2016年のことです。
鍼灸院で、「感情は体に現れる」という話を伺っていた折のこと。
「ちょっと右手にギュッと力を入れてこぶしを作り、強く握り締めてみてください」と先生に言われ、
その場にいた3人で言われたとおりにしてみました。
そのままの状態で1分、いや3分くらい経ったでしょうか。
先生に「はい、開いて」と言われて握った手を開こうとしたら、
3人いるうちの私だけ、
こぶしが握ったままで、ウンともスンとも動かなくなってしまいました。
自分は「開け」と命令しているのに、意志に反して全く開かない。
そんな経験は初めてだし、何が起きているのか不安で頭が真っ白になりました。
私も焦りましたが見ている皆さんも「何事!?」とびっくり。
ただ、鍼灸院の先生だけは平然と、
「ここまで強い怒りを抱えていらっしゃるとは驚きです」と半ば呆れていらっしゃいました。
一緒にいたほかのおふたりは、「はい、開けて」と言われてすぐに、
ふわっと手が開いたのです。
ごく普通に。
私だけが、ギプスで固めたみたいにこぶしが固まっちゃいました。
手が私のものでないみたいになってしまい、
開きたくとも、私の脳の命令では全く開かないのです。
自分の左手で1本ずつ開こうとしてもダメ。
ほかのおふたり(男性)が両手で、私の指を1本ずつこじ開けようとしましたが、
それでも開かない。
というか、そんな力が自分のどこにあるんだよ!?
握った右手の中から大量の汗が流れ出てきます。
見ていてすっかり悲しくなってしまいました。
開かない握りこぶしの正体は、強い怒り💢なんだそうです。
怒りで人を殴るときのこぶしであったり、
グッと我慢してにぎりしめるこぶしであったり。
こぶしを握りしめるのは「怒り」の動作なのだそうです。
強い「怒り」が心の奥底にあると、
こうした体の反応(こぶしを開けない)として現れるのだと先生が説明してくださいました。
それまでも、自分の底のほうに、悲しみとおそれが強くある認識は持っていました。
しかしむしろ悲しみは仮面だったのです。
仮面を取り去り、さらに深掘りすると、正体が「怒り」でした。
「怒り」と認識したことがなかったので、とても驚きました。
心外でもありました。
「強い『怒り』がある」と言われて初めて、
自分の開かない手を見て、「怒り」の存在に気がついたのです。
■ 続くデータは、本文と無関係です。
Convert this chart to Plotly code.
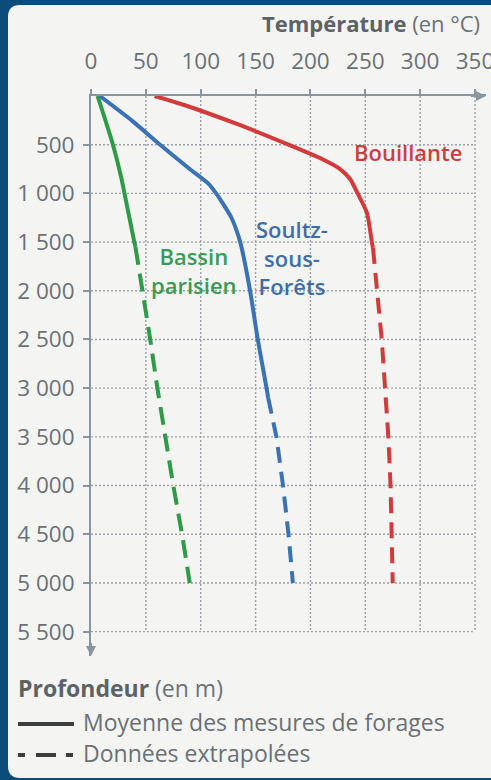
import plotly.graph_objects as go

# ---------------- data ----------------
x_ticks = [0, 50, 100, 150, 200, 250, 300, 350]
y_ticks = [500, 1000, 1500, 2000, 2500, 3000, 3500, 4000, 4500, 5000, 5500]
y_tick_text = ["500", "1 000", "1 500", "2 000", "2 500", "3 000", "3 500",
               "4 000", "4 500", "5 000", "5 500"]

# Bassin parisien
bp_depth_meas = [0, 500, 860, 1000, 1500, 1550]
bp_temp_meas = [6, 20, 28, 30.5, 39.5, 40.5]
bp_depth_extr = [1550, 2000, 2500, 3000, 3500, 4000, 4500, 5000]
bp_temp_extr = [40.5, 47, 54, 60.5, 67.5, 75, 83, 90]

# Soultz-sous-Forêts
ss_depth_meas = [0, 250, 500, 750, 900, 1000, 1100, 1250, 1500, 2000, 2500, 3000, 3100]
ss_temp_meas = [8, 37, 63, 90, 107, 114, 120, 128, 136, 145, 152, 160, 161.5]
ss_depth_extr = [3100, 3500, 4000, 4500, 5000]
ss_temp_extr = [161.5, 169, 175, 180, 184]

# Bouillante
bo_depth_meas = [0, 100, 300, 500, 650, 750, 850, 1000, 1200, 1500, 1560]
bo_temp_meas = [58, 87, 136, 180, 211, 227, 236, 243, 251.5, 256, 257]
bo_depth_extr = [1560, 2000, 2500, 3000, 3500, 4000, 4500, 5000]
bo_temp_extr = [257, 261, 265, 268, 271, 273, 274, 275]

# ---------------- styling ----------------
W_FIG, H_FIG = 491, 780
L, R, T, B = 91, 5, 96, 124
W = W_FIG - L - R
H = H_FIG - T - B

def xp(px):
    return (px - L) / W

def yp(py):
    return 1 - (py - T) / H

FONT = "Open Sans"
FS = 22.5
GRAY = "#6b7075"
AXC = "#8795a2"
GREEN = "#2f9a47"
BLUE = "#3a72b3"
RED = "#d23b3b"
BG = "#f4f5f3"
FRAME = "#0b4d7a"

fig = go.Figure()

def add_curve(d_meas, t_meas, d_extr, t_extr, color, dash):
    fig.add_trace(go.Scatter(x=t_meas, y=d_meas, mode="lines",
                             line=dict(color=color, width=4, shape="spline",
                                       smoothing=0.6),
                             showlegend=False, hoverinfo="skip"))
    fig.add_trace(go.Scatter(x=t_extr, y=d_extr, mode="lines",
                             line=dict(color=color, width=4, dash=dash),
                             showlegend=False, hoverinfo="skip"))

add_curve(bp_depth_meas, bp_temp_meas, bp_depth_extr, bp_temp_extr, GREEN, "18px,9px")
add_curve(ss_depth_meas, ss_temp_meas, ss_depth_extr, ss_temp_extr, BLUE, "16px,9px")
add_curve(bo_depth_meas, bo_temp_meas, bo_depth_extr, bo_temp_extr, RED, "16px,9px")

shapes = []
# panel with rounded left corners
x0, x1 = xp(8), xp(495)
y0, y1 = yp(5), yp(778)
rx, ry = 12 / W, 12 / H
shapes.append(dict(
    type="path", xref="paper", yref="paper", layer="below",
    path=(f"M {x0},{y0 - ry} Q {x0},{y0} {x0 + rx},{y0} L {x1},{y0} L {x1},{y1} "
          f"L {x0 + rx},{y1} Q {x0},{y1} {x0},{y1 + ry} Z"),
    fillcolor=BG, line=dict(width=0)))

# dotted grid (ends at 350 / 5500)
GRID = "#9ba1a7"
for xv in x_ticks[1:]:
    shapes.append(dict(type="line", xref="x", yref="y", layer="below",
                       x0=xv, x1=xv, y0=0, y1=y_ticks[-1],
                       line=dict(color=GRID, width=1.4, dash="2px,2px")))
for yv in y_ticks:
    shapes.append(dict(type="line", xref="x", yref="y", layer="below",
                       x0=0, x1=x_ticks[-1], y0=yv, y1=yv,
                       line=dict(color=GRID, width=1.4, dash="2px,2px")))

# legend samples
LEG = "#3b3d3f"
shapes.append(dict(type="line", xref="paper", yref="paper",
                   x0=xp(18), x1=xp(74), y0=yp(724), y1=yp(724),
                   line=dict(color=LEG, width=4)))
for a, b in [(18, 25), (36, 56), (66, 73)]:
    shapes.append(dict(type="line", xref="paper", yref="paper",
                       x0=xp(a), x1=xp(b), y0=yp(755), y1=yp(755),
                       line=dict(color=LEG, width=4)))

annotations = []
# axis arrows
annotations.append(dict(x=360, y=0, ax=345, ay=0, xref="x", yref="y",
                        axref="x", ayref="y", showarrow=True, arrowhead=2,
                        arrowsize=1, arrowwidth=2, arrowcolor=AXC, text=""))
annotations.append(dict(x=0, y=5750, ax=0, ay=5600, xref="x", yref="y",
                        axref="x", ayref="y", showarrow=True, arrowhead=2,
                        arrowsize=1, arrowwidth=2, arrowcolor=AXC, text=""))

def txt(text, px, py, size, color, xanchor="center", weight=None):
    f = dict(family=FONT, size=size, color=color)
    if weight:
        f["weight"] = weight
    annotations.append(dict(text=text, x=xp(px), y=yp(py), xref="paper",
                            yref="paper", showarrow=False, xanchor=xanchor,
                            yanchor="middle", font=f, align="center"))

txt("<span style='color:#5d6266'><b>Température</b></span> (en °C)", 482, 23, 22, GRAY, "right")
txt("<span style='color:#5d6266'><b>Profondeur</b></span> (en m)", 16, 688, 23, GRAY, "left")
txt("Moyenne des mesures de forages", 81, 722, 23, GRAY, "left")
txt("Données extrapolées", 81, 753, 23, GRAY, "left")

txt("Bouillante", 408, 152, 22, "#c8413f", weight=600)
txt("Soultz-<br>sous-<br>Forêts", 292, 257, 22, "#3f6ea6", weight=600)
txt("Bassin<br>parisien", 194, 270, 22, "#3d9a55", weight=600)

fig.update_layout(
    width=W_FIG, height=H_FIG,
    margin=dict(l=L, r=R, t=T, b=B, pad=0, autoexpand=False),
    paper_bgcolor=FRAME, plot_bgcolor="rgba(0,0,0,0)",
    shapes=shapes, annotations=annotations,
    showlegend=False,
    xaxis=dict(side="top", range=[0, 360], tickvals=x_ticks,
               showgrid=False, zeroline=False, showline=True,
               linecolor=AXC, linewidth=2, ticks="outside", ticklen=5,
               tickwidth=2, tickcolor=AXC, ticklabelstandoff=11,
               ticklabeloverflow="allow", automargin=False,
               tickfont=dict(family=FONT, size=FS, color=GRAY)),
    yaxis=dict(range=[5750, 0], tickvals=y_ticks, ticktext=y_tick_text,
               showgrid=False, zeroline=False, showline=True,
               linecolor=AXC, linewidth=2, ticks="outside", ticklen=6,
               tickwidth=2, tickcolor=AXC, ticklabelstandoff=4,
               automargin=False,
               tickfont=dict(family=FONT, size=FS, color=GRAY)),
)

fig.write_html("out.html", config={"displayModeBar": False},
               post_script="document.body.style.margin='0';")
。
そして、
自分の内側の深いところに、
顔を真っ赤にして怒っている3歳の子どもがいることに気がついたのです。
ものすごく怒って泣いていました。
なのに大人の私は、他者に対しても自分に対しても、
「怒り」を察知するとすっと逃げるようなところがありました。
「怒り」は、私にとってはエゴイスティックで、理不尽で、
非常に苦手な感情でした。できればまじわりたくないと思っていました。
たぶん、遠いどこかで、自分に「怒り」があることを、
本当は知っていたからこそ目をそらしていたのじゃないかな。
自分が巨大な怒りの塊みたいになるのがこわくて。
これが
ずーーーーーーーーーーーーーっと長い間押し殺してきた私の中の「怒り」が
日の目を見た瞬間でした。
長い間、小さい子に悪いことをしてたなぁ。
本当は、あれにもこれにもそれにも、カチンカチンに怒っていたのです。
「怒り」を押し殺していたこと、
強い「怒り」があることを自分で認められた瞬間に、
心がどんどんやわらかくなっていったように思います。
ありがたい。あれがなければ、自分の中の「怒り」に
下手すると一生気付かなかったかもしれません。
その握りこぶしは
「放っておいたら忘れた頃に開くから大丈夫」と先生に言われて
ふつうにお話が始まりました。
30分ほどしてようやく開いたてのひらは、水たまりができるほどの手汗…。
とても愛おしいと感じました。
おのころ心平さんの『病気は才能』は、体に溜まった感情が、病気を作っていく話がわかりやすく書いてあり、おすすめです。病気は、潜在意識からのメッセージとして読み取るというものです。出版からもう10年以上になります。※今日のブログの話は、おのころ心平さんとは一切関係ございません。